I mean, obviously we all make sacrifices.
You know, it's not like I'm overjoyed to go to the dentist, but that's so I can be happier later.
I love spending time with my daughter.
And was there sacrifices?
Yeah, I spent 10 years without writing any books because I was heavily involved in parenting.
Do I consider that a sacrifice?
No, it's not a sacrifice.
I'm happier having spent those 10 years with my daughter or much closer to my daughter than writing books.
I don't consider that a loss at all.
Now, if I only focus on the minuses and none of the pluses, which is solipsistic and frankly kind of narcissistic, which is that my happiness, absent anyone else's happiness, is the only thing I'm going to guide my life by, well, then you're going to be alone.
Nobody's going to want to spend any time with you.
I mean, I found it fairly unbearable to even be in a conversation because all he wanted to do was win, which is hedonism, as opposed to actually learn something or have a conversation with someone who has a different perspective.
So I'm not trying to convince him that he should get married.
If he doesn't want to get married, he doesn't want to get married.
That's fine.
But that simply means that he is in a situation in life where other people's happiness is not part of his happiness.
And the only thing he cares about or is concerned about is his own happiness.
And bringing happiness to others is not a value for him.
Unless it somehow serves himself selfishly in the moment.
So once you merge your life with other people, like you have two trees that grow together, you can't just cut down one, right?
Once two trees grow together, then what harms one side of the tree harms the other side of the tree, right?
Like, I mean, if you smoke, it doesn't just harm your lungs, right?
It harms your lungs and then your life if your lungs don't work because you can't live without breathing.
So there are benefits to men for getting married.
I mean, I went through a whole list of five or ten of them with some objective data in there.
And so there are benefits.
And then if he says, ah, yes, but the benefits aren't worth the risks.
Well, then he wasn't listening to the first part.
So if you can get all of these benefits and you can reduce your risk to less than 5%, that's a plus, right?
So people go jogging.
And I actually had a friend when I was younger.
He was about to get married.
He went jogging and he was hit by a car.
Some kids wired a car and went for a joyride and smacked into him in a country road in the middle of the night and killed him.
Now, one of the things that he wanted to do was get a little fitter and lose a little bit of weight in order to be more attractive to his fiancé and bride to be and so on.
So people go out and they go jogging and jogging has health benefits.
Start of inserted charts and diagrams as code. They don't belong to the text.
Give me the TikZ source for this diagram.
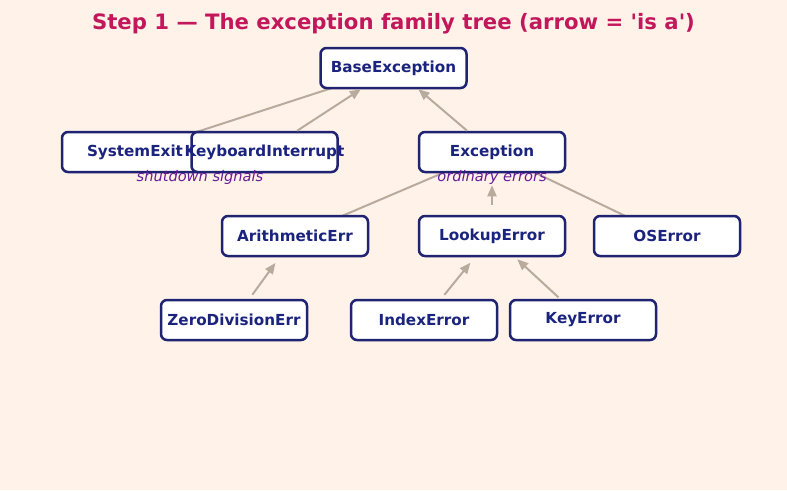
\documentclass[tikz,border=0pt]{standalone}
\usepackage{fontspec}
\setmainfont{DejaVu Sans}
\newfontfamily\plainfont{DejaVu Sans}
\usetikzlibrary{arrows.meta}
\definecolor{bgc}{HTML}{FFF2E8}
\definecolor{navy}{HTML}{1F2372}
\definecolor{navytext}{HTML}{1A237E}
\definecolor{titlec}{HTML}{C2185B}
\definecolor{notec}{HTML}{6A1B9A}
\definecolor{edgec}{HTML}{B8AB9E}
\pgfdeclarelayer{bglayer}
\pgfdeclarelayer{background}
\pgfsetlayers{bglayer,background,main}
\tikzset{
  cls/.style={draw=navy, line width=2.5pt, fill=white, rounded corners=6pt,
    minimum width=146pt, minimum height=40pt, inner sep=0pt,
    font=\fontsize{15.2}{18}\selectfont\bfseries, text=navytext},
  note/.style={font=\fontsize{14.6}{16}\selectfont\itshape, text=notec, inner sep=0pt},
  isa/.style={draw=edgec, line width=2pt, -{Triangle[length=11pt,width=9pt]}},
  plainedge/.style={draw=edgec, line width=2pt}
}
\newcommand{\clsname}[1]{\makebox[0pt][c]{\raisebox{-1pt}{#1}}}
\begin{document}
\begin{tikzpicture}[x=1pt,y=-1pt]
\begin{pgfonlayer}{bglayer}
\fill[bgc] (0,0) rectangle (787,490);
\end{pgfonlayer}
\useasboundingbox (0,0) rectangle (787,490);
\node[font=\plainfont\fontsize{21.2}{24}\selectfont\bfseries, text=titlec] (title) at (393.5,24) {Step 1 — The exception family tree (arrow = 'is a')};
\node[cls] (be) at (393.5,68) {\clsname{BaseException}};
\node[cls] (se) at (135,152) {\clsname{SystemExit}};
\node[cls] (ki) at (264.5,152) {\clsname{KeyboardInterrupt}};
\node[cls] (ex) at (492,152) {\clsname{Exception}};
\node[cls] (ar) at (295,236) {\clsname{ArithmeticErr}};
\node[cls] (lu) at (492,236) {\clsname{LookupError}};
\node[cls] (os) at (667,236) {\clsname{OSError}};
\node[cls] (zd) at (234,320) {\clsname{ZeroDivisionErr}};
\node[cls] (ix) at (424,320) {\clsname{IndexError}};
\node[cls] (ke) at (583,320) {\clsname{KeyError}};
\node[note] (n1) at (200,177) {shutdown signals};
\node[note] (n2) at (492,177) {ordinary errors};
\begin{pgfonlayer}{background}
\draw[plainedge] (se.center) -- (be.center);
\draw[plainedge] (ar.center) -- (ex.center);
\draw[plainedge] (os.center) -- (ex.center);
\end{pgfonlayer}
\draw[isa] (ki) -- (be);
\draw[isa] (ex) -- (be);
\draw[isa, shorten <=10pt, shorten >=12pt] (lu) -- (ex);
\draw[isa, shorten <=5pt, shorten >=7pt] (zd) -- (ar);
\draw[isa, shorten <=5pt, shorten >=7pt] (ix) -- (lu);
\draw[isa, shorten <=2pt, shorten >=3pt] (ke) -- (lu);
\end{tikzpicture}
\end{document}
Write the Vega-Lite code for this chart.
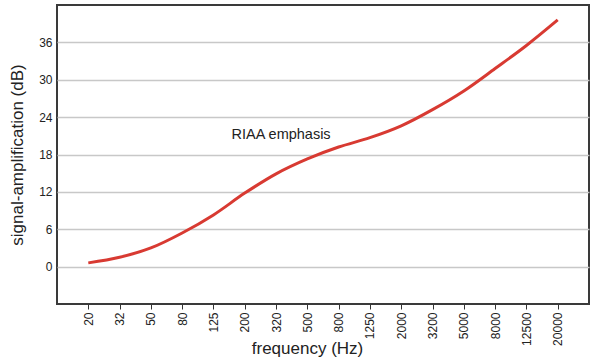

And the risk is, of course, injury, getting hit by a bus, tripping and falling, all of these kinds of things.
And yet people do it.
If you go and lift weights, I've been lifting weights for the better part of 40 plus years.
And every now and then, every couple of years, I'll hurt myself in some manner.
You know, when you play with your kids, every now and then, you're just going to, you know, you play with little kids, every now and then, you're going to take an accidental headbutt to the nets.
So what are you supposed to do?
Never play with your kids?
So yeah, all of life has costs and benefits.
And the benefits are enormous and substantial for men to get married.
Of course, I understand that if you get divorced and you get abuse allegations and you lose half your stuff and it's horrible.
And yeah, that's really, really tough.
I mean, I'm not saying those risks don't exist.
And you can go through the process of looking at all these benefits and then looking at all these risks, say, well, even if I can get the risk down to below 5% for all of these benefits, I'm not going to do it.
Okay, well, that's fine.
But just be aware that there is a cost-benefit justification that is important to talk about.
Now, if all of these benefits were available, even if you accepted them all, but the risk of divorce was 50%, no matter what, that you couldn't get your risk of divorce lower than 50%, I'd say, well, yeah, it would make any sense to get married.
But there are very specific, and not just my opinion, things that are tested to reduce the risk of divorce.